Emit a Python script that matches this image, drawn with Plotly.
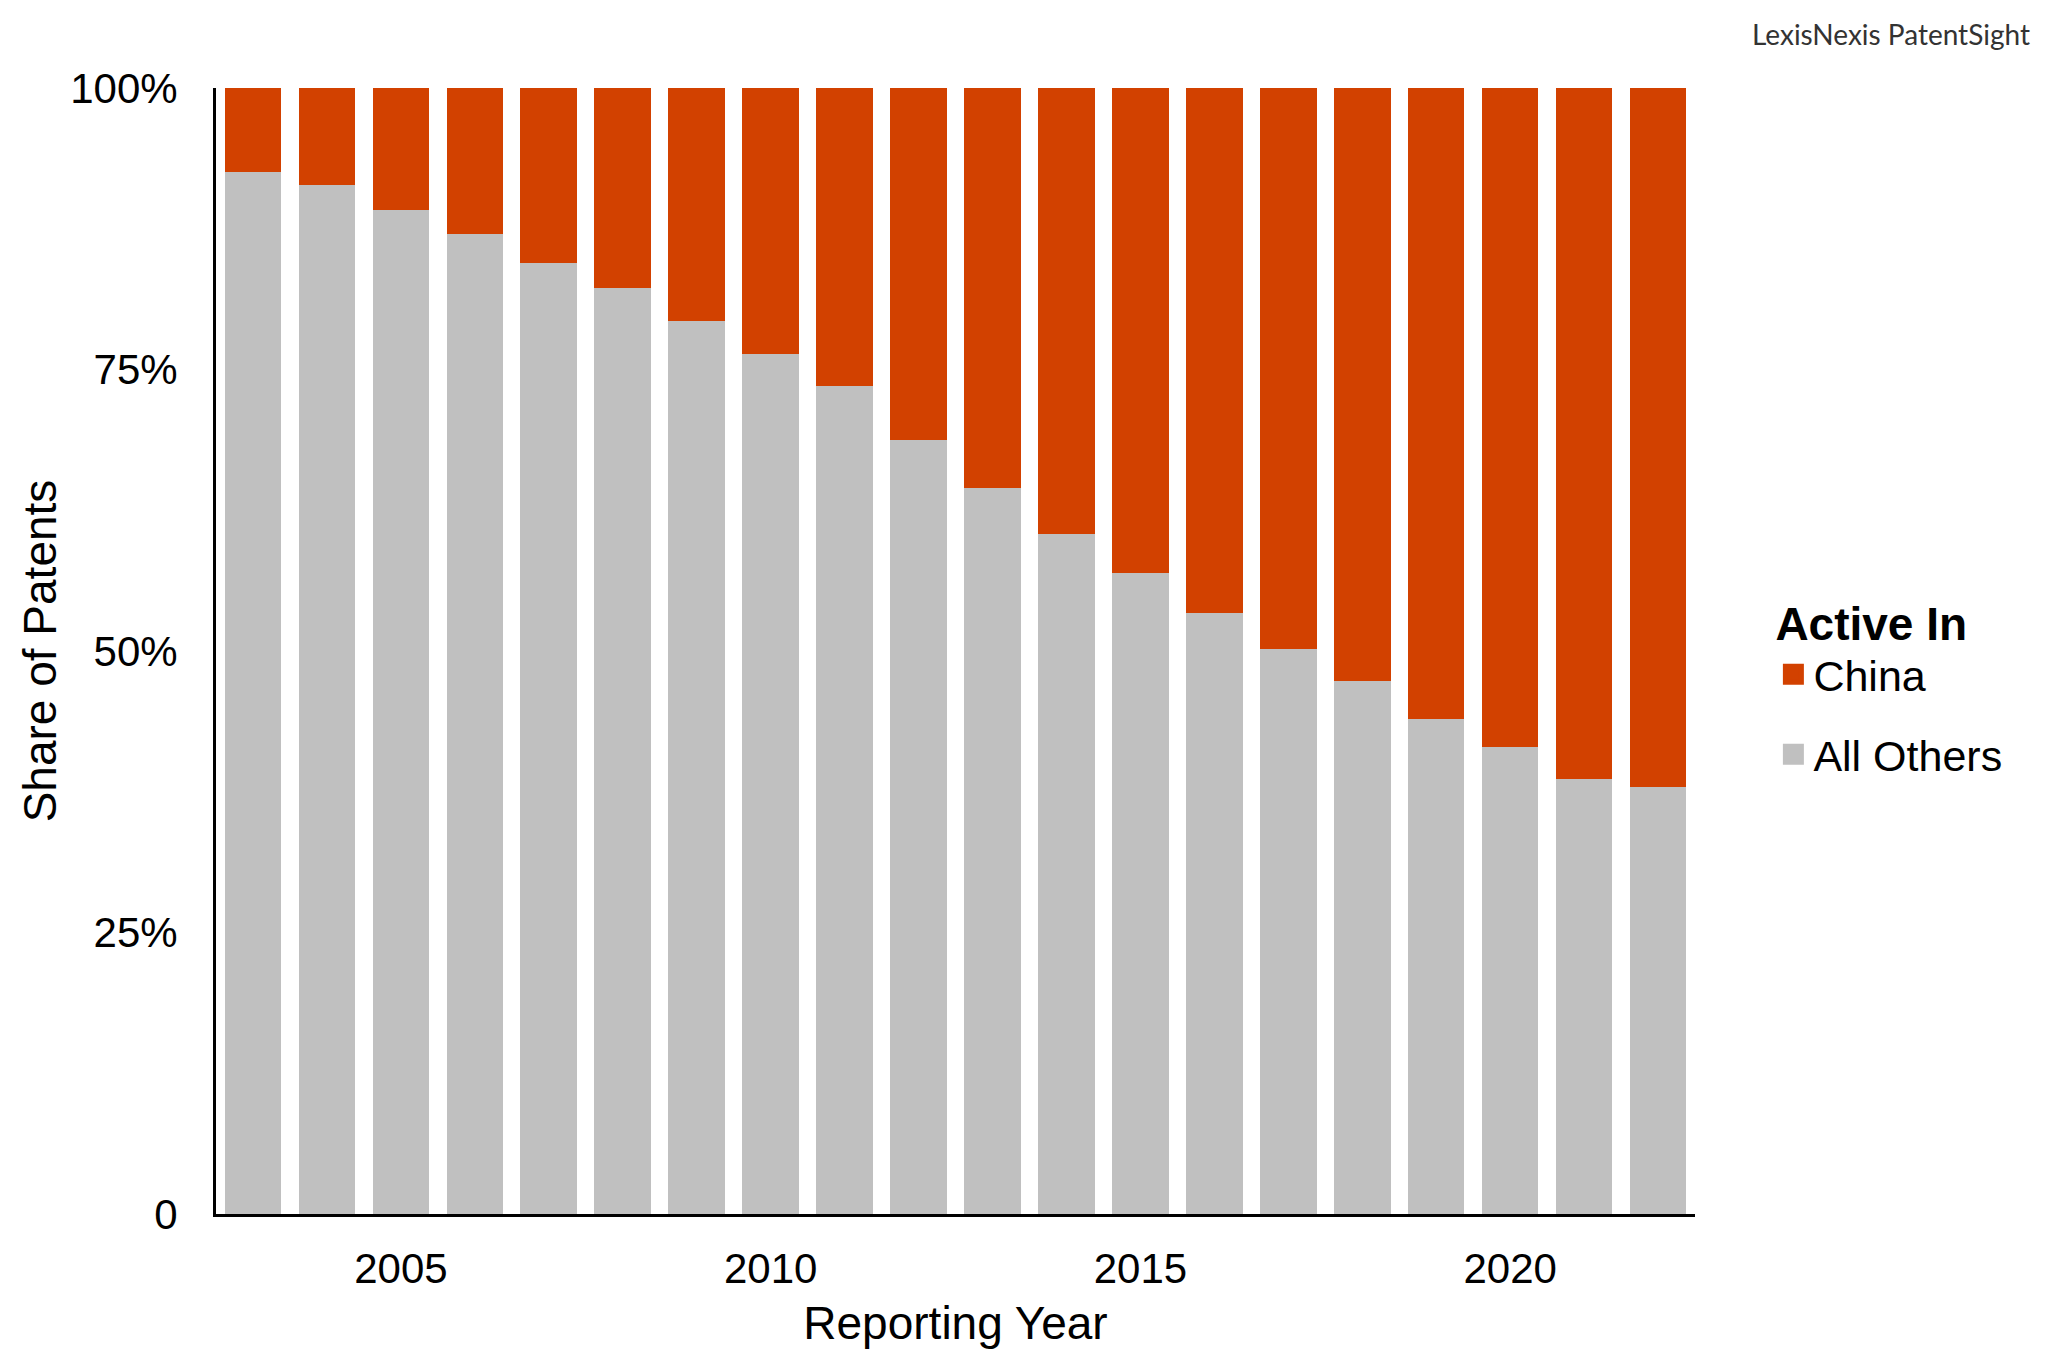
import plotly.graph_objects as go

# values (share of patents, %)
years = list(range(2003, 2023))
all_others = [92.5, 91.4, 89.2, 87.0, 84.5, 82.2, 79.3, 76.4, 73.5, 68.7,
              64.5, 60.4, 56.9, 53.4, 50.2, 47.3, 44.0, 41.5, 38.6, 37.9]
china = [round(100 - v, 1) for v in all_others]

y_ticks = [0, 25, 50, 75, 100]
y_tick_text = ["0", "25%", "50%", "75%", "100%"]
x_ticks = [2005, 2010, 2015, 2020]

ORANGE = "#D24100"
GRAY = "#C0C0C0"
FONT = "Liberation Sans, Arial, sans-serif"

fig = go.Figure()
fig.add_trace(go.Bar(x=years, y=all_others, name="All Others", showlegend=False,
                     marker=dict(color=GRAY, line=dict(width=0))))
fig.add_trace(go.Bar(x=years, y=china, name="China", showlegend=False,
                     marker=dict(color=ORANGE, line=dict(width=0))))

# legend entries with bigger square swatches (no data of their own)
for name, col, grp in [("China", ORANGE, "c"), ("All Others", GRAY, "o")]:
    fig.add_trace(go.Scatter(x=[None], y=[None], mode="markers", name=name,
                             legendgroup=grp,
                             marker=dict(symbol="square", size=16, color=col,
                                         line=dict(color=col, width=5))))

fig.update_layout(
    width=2048, height=1352,
    barmode="stack", bargap=0.235,
    plot_bgcolor="white", paper_bgcolor="white",
    font=dict(family=FONT, size=42, color="black"),
    margin=dict(l=208, r=361, t=80, b=146, autoexpand=False),
    legend=dict(
        title=dict(text="<b>Active In</b>", font=dict(size=46)),
        font=dict(size=43),
        traceorder="grouped",
        tracegroupgap=21,
        x=1.053, xanchor="left", y=0.563, yanchor="top",
        bgcolor="rgba(0,0,0,0)",
    ),
    showlegend=True,
)

fig.update_xaxes(
    range=[2002.5, 2022.5], tickvals=x_ticks, showgrid=False, zeroline=False,
    showline=True, linecolor="black", linewidth=3, ticks="",
    tickfont=dict(size=42), ticklabelstandoff=16,
    title=dict(text="Reporting Year", font=dict(size=46), standoff=16),
)
fig.update_yaxes(
    range=[0, 100], tickvals=y_ticks, ticktext=y_tick_text, showgrid=False,
    zeroline=False, showline=True, linecolor="black", linewidth=3, ticks="",
    tickfont=dict(size=42), ticklabelstandoff=27,
    title=dict(text="Share of Patents", font=dict(size=46), standoff=0),
)

fig.add_annotation(
    text="LexisNexis PatentSight", xref="paper", yref="paper",
    x=1.228, y=1.048, xanchor="right", yanchor="middle", showarrow=False,
    font=dict(family="Lato", size=28, color="#333333"),
)

fig.write_html("out.html")
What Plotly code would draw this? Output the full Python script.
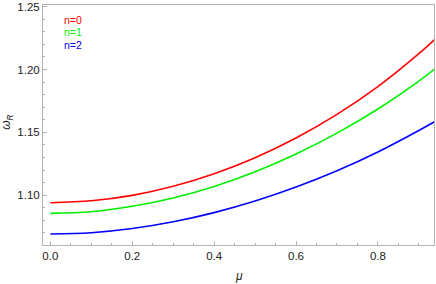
import plotly.graph_objects as go

mu = [0.0, 0.1, 0.2, 0.3, 0.4, 0.5, 0.6, 0.7, 0.8, 0.9, 0.94]
omega_n0 = [1.0940, 1.0955, 1.0998, 1.1070, 1.1170, 1.1298, 1.1455, 1.1643, 1.1864, 1.2126, 1.2243]
omega_n1 = [1.0855, 1.0868, 1.0911, 1.0977, 1.1069, 1.1186, 1.1328, 1.1494, 1.1686, 1.1908, 1.2008]
omega_n2 = [1.0690, 1.0701, 1.0734, 1.0788, 1.0861, 1.0953, 1.1064, 1.1194, 1.1344, 1.1515, 1.1588]
series_names = ["n=0", "n=1", "n=2"]
colors = ["#ff0000", "#00f000", "#0000ff"]
x_ticks = [0.0, 0.2, 0.4, 0.6, 0.8]
x_tick_labels = ["0.0", "0.2", "0.4", "0.6", "0.8"]
y_ticks = [1.10, 1.15, 1.20, 1.25]
y_tick_labels = ["1.10", "1.15", "1.20", "1.25"]

fig = go.Figure()
for name, ys, c in zip(series_names, [omega_n0, omega_n1, omega_n2], colors):
    fig.add_trace(go.Scatter(x=mu, y=ys, mode="lines", name=name,
                             line=dict(color=c, width=1.6, shape="spline"),
                             showlegend=False, hoverinfo="skip"))

font = "Liberation Sans, Arial, sans-serif"
axis_common = dict(
    showline=True, linecolor="#b3b3b3", linewidth=1, mirror=True,
    showgrid=False, zeroline=False,
    ticks="inside", ticklen=4, tickcolor="#b3b3b3", tickwidth=1,
    ticklabeloverflow="allow",
    tickfont=dict(family=font, size=11.5, color="#222222"),
)
fig.update_xaxes(range=[-0.018, 0.937], tickvals=x_ticks, ticktext=x_tick_labels,
                 minor=dict(ticks="inside", dtick=0.05, ticklen=2, tickcolor="#b3b3b3"),
                 **axis_common)
fig.update_yaxes(range=[1.0603, 1.2514], tickvals=y_ticks, ticktext=y_tick_labels,
                 minor=dict(ticks="inside", dtick=0.01, ticklen=2, tickcolor="#b3b3b3"),
                 **axis_common)

for i, (name, c) in enumerate(zip(series_names, colors)):
    fig.add_annotation(text=name, xref="paper", yref="paper",
                       x=(62 - 43) / 392, y=(245.3 - (18.3 + 12.5 * i)) / 242,
                       xanchor="left", yanchor="middle", showarrow=False,
                       font=dict(family=font, size=10.5, color=c))

fig.add_annotation(text="<i>μ</i>", xref="paper", yref="paper",
                   x=(239 - 43) / 392, y=-(277 - 245.3) / 242,
                   xanchor="center", yanchor="middle", showarrow=False,
                   font=dict(family=font, size=12, color="#222222"))
fig.add_annotation(text="<i>ω</i><sub><i>R</i></sub>", xref="paper", yref="paper",
                   x=-(43 - 7) / 392, y=(245.3 - 122) / 242, textangle=-90,
                   xanchor="center", yanchor="middle", showarrow=False,
                   font=dict(family=font, size=12, color="#222222"))

fig.update_layout(width=436, height=284, margin=dict(l=43, r=1, t=3, b=39),
                  plot_bgcolor="white", paper_bgcolor="white")
fig.write_html("out.html", config={"displayModeBar": False, "staticPlot": True},
               post_script="document.body.style.margin='0';document.body.style.padding='0';document.body.style.overflow='hidden';")
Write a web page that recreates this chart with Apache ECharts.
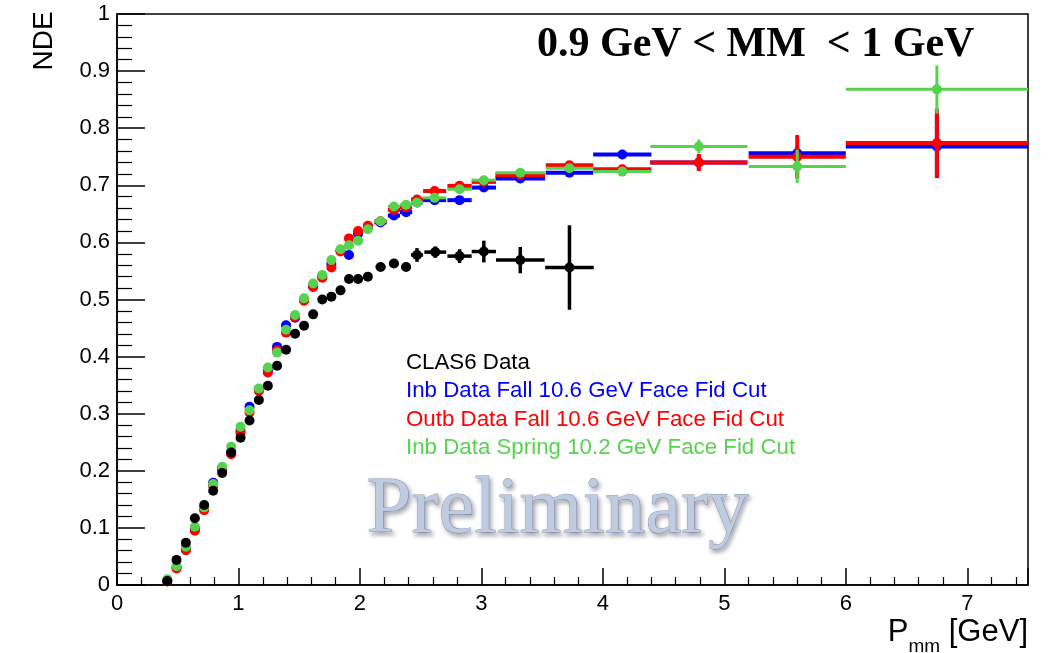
<!DOCTYPE html>
<html>
<head>
<meta charset="utf-8">
<script src="https://cdn.jsdelivr.net/npm/echarts@6/dist/echarts.min.js"></script>
<style>html,body{margin:0;padding:0;background:#fff}#c{width:1051px;height:653px}</style>
</head>
<body>
<div id="c"></div>
<script>
// ---- data ----
const xTicks = [0, 1, 2, 3, 4, 5, 6, 7];
const yTicks = [0, 0.1, 0.2, 0.3, 0.4, 0.5, 0.6, 0.7, 0.8, 0.9, 1];
const seriesNames = ['CLAS6 Data', 'Inb Data Fall 10.6 GeV Face Fid Cut', 'Outb Data Fall 10.6 GeV Face Fid Cut', 'Inb Data Spring 10.2 GeV Face Fid Cut'];

// CLAS6 bins
const clas6X = [0.414,0.49,0.567,0.641,0.718,0.792,0.866,0.94,1.017,1.091,1.168,1.242,1.318,1.392,1.466,1.54,1.615,1.69,1.765,1.84,1.91,1.985,2.065,2.17,2.28,2.38,2.47,2.62,2.82,3.02,3.32,3.725];
const clas6Y = [0.007,0.044,0.074,0.117,0.140,0.165,0.196,0.232,0.258,0.288,0.324,0.349,0.384,0.412,0.440,0.454,0.474,0.500,0.505,0.516,0.536,0.536,0.540,0.557,0.563,0.557,0.578,0.583,0.576,0.584,0.569,0.556];
const clas6XErr = [0,0,0,0,0,0,0,0,0,0,0,0,0,0,0,0,0,0,0,0,0,0,0,0.04,0.04,0.04,0.05,0.09,0.1,0.1,0.2,0.2];
const clas6YErr = [0.003,0.003,0.003,0.003,0.003,0.003,0.003,0.003,0.003,0.003,0.003,0.003,0.003,0.003,0.003,0.003,0.003,0.003,0.003,0.003,0.003,0.003,0.004,0.005,0.006,0.006,0.012,0.010,0.012,0.019,0.023,0.074];

// CLAS12 bins (shared by the three CLAS12 samples)
const c12X = [0.414,0.49,0.567,0.641,0.718,0.792,0.866,0.94,1.017,1.091,1.168,1.242,1.318,1.392,1.466,1.54,1.615,1.69,1.765,1.84,1.91,1.985,2.065,2.17,2.28,2.38,2.47,2.615,2.82,3.02,3.32,3.725,4.16,4.79,5.6,6.75];
const c12XErr = [0.037,0.037,0.037,0.037,0.037,0.037,0.037,0.037,0.037,0.037,0.037,0.037,0.037,0.037,0.037,0.037,0.037,0.037,0.037,0.037,0.037,0.037,0.037,0.05,0.05,0.05,0.05,0.095,0.1,0.1,0.205,0.195,0.24,0.4,0.4,0.75];

const inbFallY = [0.008,0.031,0.064,0.099,0.134,0.179,0.204,0.233,0.270,0.312,0.343,0.376,0.417,0.455,0.468,0.500,0.523,0.540,0.562,0.586,0.578,0.615,0.627,0.635,0.647,0.653,0.670,0.674,0.674,0.696,0.712,0.722,0.754,0.740,0.756,0.768];
const inbFallYErr = [0.002,0.002,0.002,0.002,0.002,0.002,0.002,0.002,0.002,0.002,0.002,0.002,0.002,0.002,0.002,0.002,0.002,0.002,0.002,0.002,0.002,0.002,0.003,0.003,0.003,0.003,0.003,0.004,0.004,0.004,0.005,0.006,0.008,0.012,0.012,0.055];

const outbFallY = [0.006,0.029,0.061,0.095,0.131,0.174,0.201,0.229,0.266,0.302,0.340,0.372,0.411,0.442,0.470,0.498,0.522,0.538,0.556,0.584,0.607,0.620,0.629,0.637,0.657,0.661,0.675,0.690,0.699,0.706,0.718,0.735,0.728,0.740,0.750,0.774];
const outbFallYErr = [0.002,0.002,0.002,0.002,0.002,0.002,0.002,0.002,0.002,0.002,0.002,0.002,0.002,0.002,0.002,0.002,0.002,0.002,0.002,0.002,0.002,0.002,0.003,0.003,0.003,0.003,0.003,0.004,0.004,0.004,0.005,0.006,0.008,0.015,0.038,0.060];

const inbSpringY = [0.010,0.033,0.067,0.102,0.136,0.177,0.207,0.242,0.277,0.306,0.344,0.381,0.407,0.447,0.473,0.502,0.528,0.543,0.569,0.588,0.595,0.603,0.623,0.637,0.663,0.666,0.670,0.678,0.693,0.709,0.722,0.730,0.724,0.768,0.733,0.868];
const inbSpringYErr = [0.002,0.002,0.002,0.002,0.002,0.002,0.002,0.002,0.002,0.002,0.002,0.002,0.002,0.002,0.002,0.002,0.002,0.002,0.002,0.002,0.002,0.002,0.003,0.003,0.003,0.003,0.003,0.004,0.004,0.004,0.005,0.006,0.008,0.012,0.029,0.042];

// ---- build ----
function rows(xs, ys, exs, eys) {
  return xs.map((x, i) => [x, ys[i], exs[i], eys[i]]);
}
function errRender(lw) {
  return function (params, api) {
    const x = api.value(0), y = api.value(1), ex = api.value(2), ey = api.value(3);
    const a = api.coord([x - ex, y]), b = api.coord([x + ex, y]);
    const c = api.coord([x, y - ey]), d = api.coord([x, y + ey]);
    const st = { stroke: api.visual('color'), lineWidth: lw };
    return { type: 'group', children: [
      { type: 'line', shape: { x1: a[0], y1: a[1], x2: b[0], y2: b[1] }, style: st },
      { type: 'line', shape: { x1: c[0], y1: c[1], x2: d[0], y2: d[1] }, style: st }
    ]};
  };
}
const defs = [
  { name: seriesNames[1], color: '#0000ff', x: c12X, y: inbFallY, ex: c12XErr, ey: inbFallYErr, lw: 4, z: 2 },
  { name: seriesNames[2], color: '#ff0000', x: c12X, y: outbFallY, ex: c12XErr, ey: outbFallYErr, lw: 4, z: 3 },
  { name: seriesNames[3], color: '#57d24e', x: c12X, y: inbSpringY, ex: c12XErr, ey: inbSpringYErr, lw: 3, z: 4 },
  { name: seriesNames[0], color: '#000000', x: clas6X, y: clas6Y, ex: clas6XErr, ey: clas6YErr, lw: 3.5, z: 5 }
];
const series = [];
defs.forEach(d => {
  const data = rows(d.x, d.y, d.ex, d.ey);
  series.push({ name: d.name, type: 'custom', renderItem: errRender(d.lw), data: data, clip: true,
    itemStyle: { color: d.color }, z: d.z, silent: true, animation: false });
  series.push({ name: d.name, type: 'scatter', data: data.map(r => [r[0], r[1]]), symbol: 'circle', symbolSize: 10,
    itemStyle: { color: d.color, opacity: 1 }, z: d.z, animation: false });
});

const chart = echarts.init(document.getElementById('c'), null, { renderer: 'canvas' });
chart.setOption({
  animation: false,
  backgroundColor: '#ffffff',
  grid: { left: 117, right: 23, top: 14, bottom: 68, show: true, borderColor: '#000', borderWidth: 1.5, backgroundColor: 'transparent' },
  xAxis: {
    type: 'value', min: 0, max: 7.5, interval: 1,
    axisLine: { show: true, onZero: false, lineStyle: { color: '#000', width: 1.5 } },
    axisTick: { show: true, inside: true, length: 17, lineStyle: { color: '#000', width: 1.5 } },
    minorTick: { show: true, splitNumber: 5, length: 8, lineStyle: { color: '#000', width: 1.2 } },
    splitLine: { show: false },
    axisLabel: { color: '#000', fontSize: 22, fontFamily: 'Liberation Sans', margin: 8,
      formatter: v => (xTicks.indexOf(v) >= 0 ? String(v) : '') }
  },
  yAxis: {
    type: 'value', min: 0, max: 1, interval: 0.1,
    axisLine: { show: true, onZero: false, lineStyle: { color: '#000', width: 1.5 } },
    axisTick: { show: true, inside: true, length: 28, lineStyle: { color: '#000', width: 1.5 } },
    minorTick: { show: true, splitNumber: 5, length: 15, lineStyle: { color: '#000', width: 1.2 } },
    splitLine: { show: false },
    axisLabel: { color: '#000', fontSize: 22, fontFamily: 'Liberation Sans', margin: 7,
      formatter: v => { const t = yTicks.find(k => Math.abs(k - v) < 1e-9); return t === undefined ? '' : (t === 0 || t === 1 ? String(t) : t.toFixed(1)); } }
  },
  legend: {
    orient: 'vertical', left: 401, top: 352, padding: 0, itemGap: 6.3, icon: 'none', itemWidth: 0, itemHeight: 0,
    selectedMode: false,
    textStyle: { fontSize: 22.3, fontFamily: 'Liberation Sans', lineHeight: 22, padding: [0, 0, 0, 0] },
    data: [
      { name: seriesNames[0], textStyle: { color: '#000000' } },
      { name: seriesNames[1], textStyle: { color: '#0000ff' } },
      { name: seriesNames[2], textStyle: { color: '#ff0000' } },
      { name: seriesNames[3], textStyle: { color: '#57d24e' } }
    ]
  },
  graphic: [
    { type: 'text', left: 366, top: 470, z: 0, silent: true,
      style: { text: 'Preliminary', fontFamily: 'Liberation Serif', fontSize: 81, fill: '#bfcbe1',
        stroke: '#8c9cbc', lineWidth: 0.8, textShadowColor: 'rgba(60,60,80,0.45)', textShadowBlur: 4, textShadowOffsetX: 2, textShadowOffsetY: 3 } },
    { type: 'text', x: 537, y: 45, z: 10, silent: true,
      style: { text: '0.9 GeV < MM  < 1 GeV', fontFamily: 'Liberation Serif', fontWeight: 'bold', fontSize: 42, fill: '#000', verticalAlign: 'middle', align: 'left' } },
    { type: 'text', x: 44, y: 41, rotation: Math.PI / 2, z: 10, silent: true,
      style: { text: 'NDE', fontFamily: 'Liberation Sans', fontSize: 28, fill: '#000', align: 'center', verticalAlign: 'middle' } },
    { type: 'text', right: 23, top: 617, z: 10, silent: true,
      style: { text: '{p|P}{s|mm}{p| [GeV]}', fill: '#000',
        rich: { p: { fontFamily: 'Liberation Sans', fontSize: 31, fill: '#000', verticalAlign: 'bottom', lineHeight: 30 },
                s: { fontFamily: 'Liberation Sans', fontSize: 19, fill: '#000', verticalAlign: 'bottom', lineHeight: 30, padding: [0, 0, -8, 0] } } } }
  ],
  series: series
});
</script>
</body>
</html>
_____
Word for word, give again the lines from the first entry to the line with "china = [round(100", inclusive. Exclude the pictures.

Emit a Python script that matches this image, drawn with Plotly.
import plotly.graph_objects as go

# values (share of patents, %)
years = list(range(2003, 2023))
all_others = [92.5, 91.4, 89.2, 87.0, 84.5, 82.2, 79.3, 76.4, 73.5, 68.7,
              64.5, 60.4, 56.9, 53.4, 50.2, 47.3, 44.0, 41.5, 38.6, 37.9]
china = [round(100 - v, 1) for v in all_others]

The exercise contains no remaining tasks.